(Data for this task):
════════════════
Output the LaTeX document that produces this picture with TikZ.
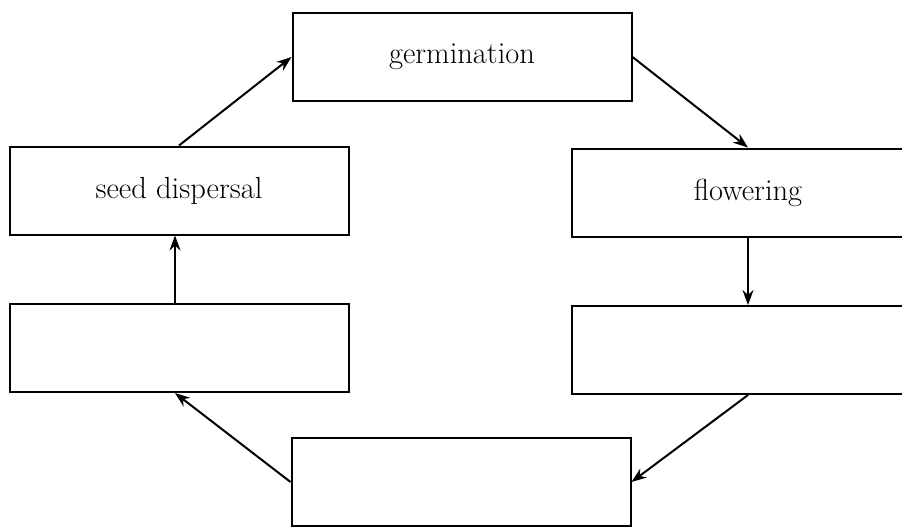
════════════════
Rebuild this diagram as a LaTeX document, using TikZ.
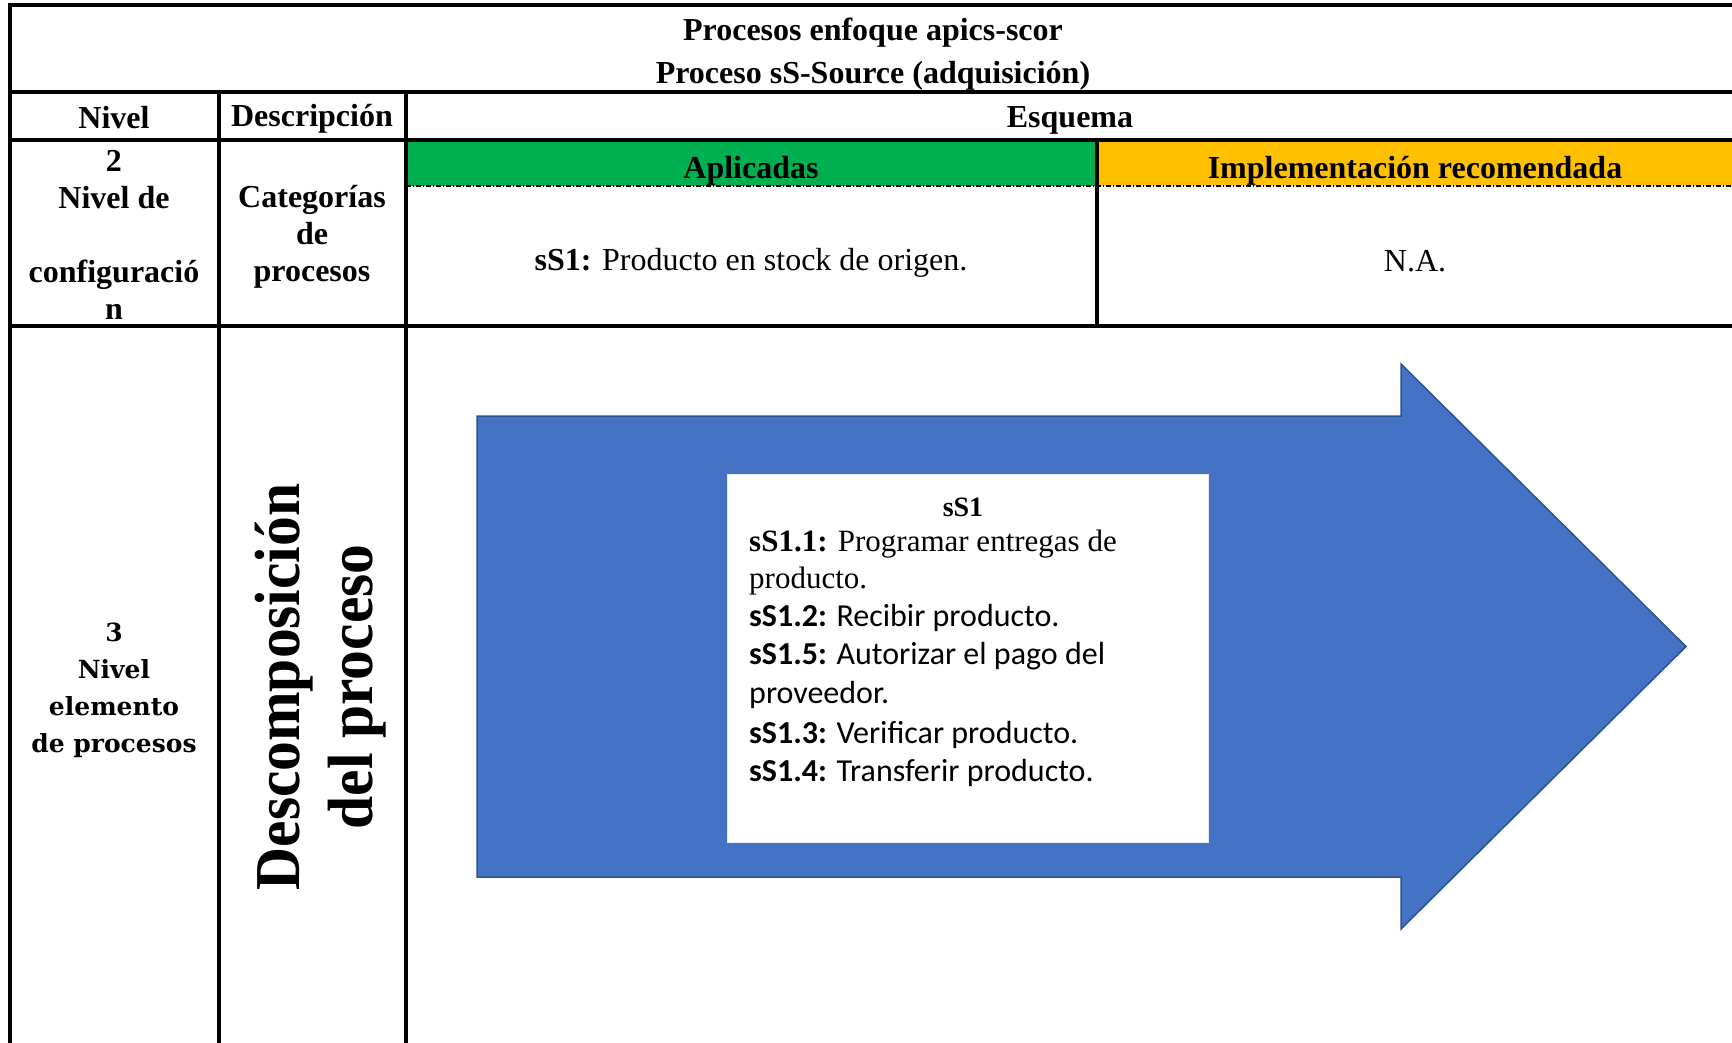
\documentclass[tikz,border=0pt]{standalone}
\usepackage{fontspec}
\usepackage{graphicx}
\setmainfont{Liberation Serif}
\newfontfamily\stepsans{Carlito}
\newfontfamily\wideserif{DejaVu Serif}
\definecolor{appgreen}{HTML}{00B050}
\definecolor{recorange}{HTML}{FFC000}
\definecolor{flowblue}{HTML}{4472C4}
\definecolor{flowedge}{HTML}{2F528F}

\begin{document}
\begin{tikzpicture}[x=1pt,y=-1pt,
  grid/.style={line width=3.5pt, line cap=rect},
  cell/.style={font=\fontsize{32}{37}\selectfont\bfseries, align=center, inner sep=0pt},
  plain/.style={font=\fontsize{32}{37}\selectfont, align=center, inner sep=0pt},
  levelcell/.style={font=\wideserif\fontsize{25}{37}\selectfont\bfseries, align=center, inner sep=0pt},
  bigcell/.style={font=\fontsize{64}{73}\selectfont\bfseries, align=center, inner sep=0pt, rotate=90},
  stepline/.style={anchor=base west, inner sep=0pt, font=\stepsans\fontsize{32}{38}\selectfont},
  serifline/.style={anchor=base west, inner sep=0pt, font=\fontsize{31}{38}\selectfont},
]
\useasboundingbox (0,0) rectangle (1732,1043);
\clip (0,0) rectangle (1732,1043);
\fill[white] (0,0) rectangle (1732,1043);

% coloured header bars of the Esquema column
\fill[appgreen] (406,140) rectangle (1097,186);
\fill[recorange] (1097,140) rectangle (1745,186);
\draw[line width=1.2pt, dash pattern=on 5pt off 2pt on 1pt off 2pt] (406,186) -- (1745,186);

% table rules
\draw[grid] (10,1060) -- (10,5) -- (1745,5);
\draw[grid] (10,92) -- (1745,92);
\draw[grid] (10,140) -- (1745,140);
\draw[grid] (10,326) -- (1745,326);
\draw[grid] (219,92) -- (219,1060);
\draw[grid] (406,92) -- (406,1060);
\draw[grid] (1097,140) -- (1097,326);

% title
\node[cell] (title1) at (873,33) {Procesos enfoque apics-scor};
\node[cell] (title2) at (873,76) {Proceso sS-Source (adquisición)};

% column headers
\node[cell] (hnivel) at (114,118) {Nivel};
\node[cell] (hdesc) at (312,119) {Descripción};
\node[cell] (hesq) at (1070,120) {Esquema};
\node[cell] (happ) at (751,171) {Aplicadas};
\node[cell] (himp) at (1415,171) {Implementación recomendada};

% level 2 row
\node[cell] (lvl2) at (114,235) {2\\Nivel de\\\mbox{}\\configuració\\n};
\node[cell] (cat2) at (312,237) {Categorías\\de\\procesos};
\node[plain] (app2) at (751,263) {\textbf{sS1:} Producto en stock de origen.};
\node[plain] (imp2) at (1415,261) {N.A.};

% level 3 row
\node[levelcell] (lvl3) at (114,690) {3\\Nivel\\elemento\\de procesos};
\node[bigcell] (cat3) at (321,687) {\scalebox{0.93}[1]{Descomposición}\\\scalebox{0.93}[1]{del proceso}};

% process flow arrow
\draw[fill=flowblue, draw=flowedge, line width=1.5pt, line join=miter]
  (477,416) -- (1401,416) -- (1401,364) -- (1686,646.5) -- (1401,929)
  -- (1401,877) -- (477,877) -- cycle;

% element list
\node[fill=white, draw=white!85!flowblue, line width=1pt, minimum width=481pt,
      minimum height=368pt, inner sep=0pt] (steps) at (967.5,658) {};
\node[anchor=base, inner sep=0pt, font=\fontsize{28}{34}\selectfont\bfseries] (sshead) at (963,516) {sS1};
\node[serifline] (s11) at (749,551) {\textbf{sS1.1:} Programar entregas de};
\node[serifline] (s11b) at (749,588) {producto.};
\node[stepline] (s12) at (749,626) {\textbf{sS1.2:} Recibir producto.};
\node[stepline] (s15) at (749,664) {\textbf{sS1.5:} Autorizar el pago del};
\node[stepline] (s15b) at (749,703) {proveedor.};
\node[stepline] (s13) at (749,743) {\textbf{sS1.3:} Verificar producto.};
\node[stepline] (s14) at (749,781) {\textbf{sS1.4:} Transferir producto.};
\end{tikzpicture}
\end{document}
════════════════
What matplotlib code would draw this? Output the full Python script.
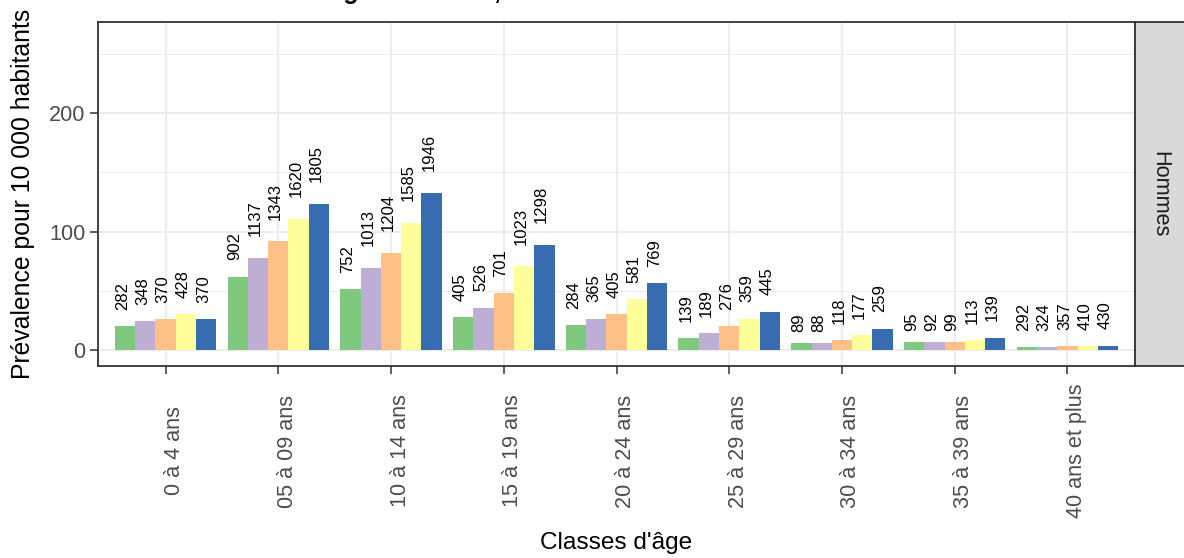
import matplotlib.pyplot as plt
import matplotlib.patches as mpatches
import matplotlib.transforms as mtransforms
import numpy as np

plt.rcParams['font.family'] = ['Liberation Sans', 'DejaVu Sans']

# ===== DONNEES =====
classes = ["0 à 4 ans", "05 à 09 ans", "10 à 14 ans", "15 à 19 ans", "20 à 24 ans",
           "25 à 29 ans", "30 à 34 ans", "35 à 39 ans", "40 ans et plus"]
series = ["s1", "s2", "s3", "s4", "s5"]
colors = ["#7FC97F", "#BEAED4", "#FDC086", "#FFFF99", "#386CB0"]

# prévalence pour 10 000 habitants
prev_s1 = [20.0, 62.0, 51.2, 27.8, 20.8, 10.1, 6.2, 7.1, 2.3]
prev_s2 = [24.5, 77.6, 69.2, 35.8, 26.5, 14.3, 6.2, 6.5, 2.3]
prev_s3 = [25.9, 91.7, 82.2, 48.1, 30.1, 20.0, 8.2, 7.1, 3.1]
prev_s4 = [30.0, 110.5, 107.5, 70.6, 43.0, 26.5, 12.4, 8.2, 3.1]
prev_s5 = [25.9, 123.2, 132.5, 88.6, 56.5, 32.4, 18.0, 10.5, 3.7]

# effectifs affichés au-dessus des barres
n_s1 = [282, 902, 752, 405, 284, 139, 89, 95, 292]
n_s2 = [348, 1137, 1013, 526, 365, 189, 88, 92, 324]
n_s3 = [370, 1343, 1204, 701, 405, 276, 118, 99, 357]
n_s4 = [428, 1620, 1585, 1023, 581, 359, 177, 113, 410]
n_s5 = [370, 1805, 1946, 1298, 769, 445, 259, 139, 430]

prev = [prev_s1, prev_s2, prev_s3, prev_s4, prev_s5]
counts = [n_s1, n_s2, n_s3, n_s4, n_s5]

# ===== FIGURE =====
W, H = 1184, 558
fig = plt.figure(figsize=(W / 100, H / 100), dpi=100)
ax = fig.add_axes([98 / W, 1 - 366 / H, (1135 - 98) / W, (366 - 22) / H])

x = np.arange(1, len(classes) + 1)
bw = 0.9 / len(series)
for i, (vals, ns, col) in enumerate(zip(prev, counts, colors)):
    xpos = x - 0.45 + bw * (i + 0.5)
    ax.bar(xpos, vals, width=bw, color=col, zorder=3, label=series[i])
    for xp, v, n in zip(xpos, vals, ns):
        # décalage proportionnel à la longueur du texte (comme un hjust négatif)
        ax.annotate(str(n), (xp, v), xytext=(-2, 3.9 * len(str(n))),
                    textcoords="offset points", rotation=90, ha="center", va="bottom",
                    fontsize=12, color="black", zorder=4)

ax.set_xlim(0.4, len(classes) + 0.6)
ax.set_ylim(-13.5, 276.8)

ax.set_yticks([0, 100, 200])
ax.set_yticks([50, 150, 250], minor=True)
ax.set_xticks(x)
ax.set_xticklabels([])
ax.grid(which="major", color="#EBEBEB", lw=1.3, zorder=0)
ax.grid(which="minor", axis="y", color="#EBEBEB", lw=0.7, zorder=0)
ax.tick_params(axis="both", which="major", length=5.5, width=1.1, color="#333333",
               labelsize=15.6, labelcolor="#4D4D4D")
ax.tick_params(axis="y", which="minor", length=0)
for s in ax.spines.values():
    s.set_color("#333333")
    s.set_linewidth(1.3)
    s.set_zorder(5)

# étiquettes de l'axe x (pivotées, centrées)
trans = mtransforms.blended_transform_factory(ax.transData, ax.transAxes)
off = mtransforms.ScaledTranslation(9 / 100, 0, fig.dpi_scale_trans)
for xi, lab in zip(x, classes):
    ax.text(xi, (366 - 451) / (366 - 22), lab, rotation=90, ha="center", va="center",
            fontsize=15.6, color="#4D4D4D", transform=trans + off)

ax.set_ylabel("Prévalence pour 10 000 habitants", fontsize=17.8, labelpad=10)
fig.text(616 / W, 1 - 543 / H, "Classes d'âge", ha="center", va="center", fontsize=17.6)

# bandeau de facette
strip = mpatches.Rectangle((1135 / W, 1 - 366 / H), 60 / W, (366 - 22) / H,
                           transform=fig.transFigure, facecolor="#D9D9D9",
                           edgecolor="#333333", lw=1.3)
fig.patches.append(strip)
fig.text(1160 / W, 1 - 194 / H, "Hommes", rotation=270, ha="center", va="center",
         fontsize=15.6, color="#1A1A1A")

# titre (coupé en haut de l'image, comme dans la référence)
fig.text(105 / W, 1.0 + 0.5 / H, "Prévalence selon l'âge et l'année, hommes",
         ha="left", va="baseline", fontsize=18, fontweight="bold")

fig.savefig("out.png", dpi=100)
════════════════
(Task to complete): Repeat exactly the part that opens with the line containing "What matplotlib code" and closes with the line containing "plt.rcParams['font.family'] = ['Liberation". Include both end lines, and drop the pictures.

(Answer for the task):
What matplotlib code would draw this? Output the full Python script.
import matplotlib.pyplot as plt
import matplotlib.patches as mpatches
import matplotlib.transforms as mtransforms
import numpy as np

plt.rcParams['font.family'] = ['Liberation Sans', 'DejaVu Sans']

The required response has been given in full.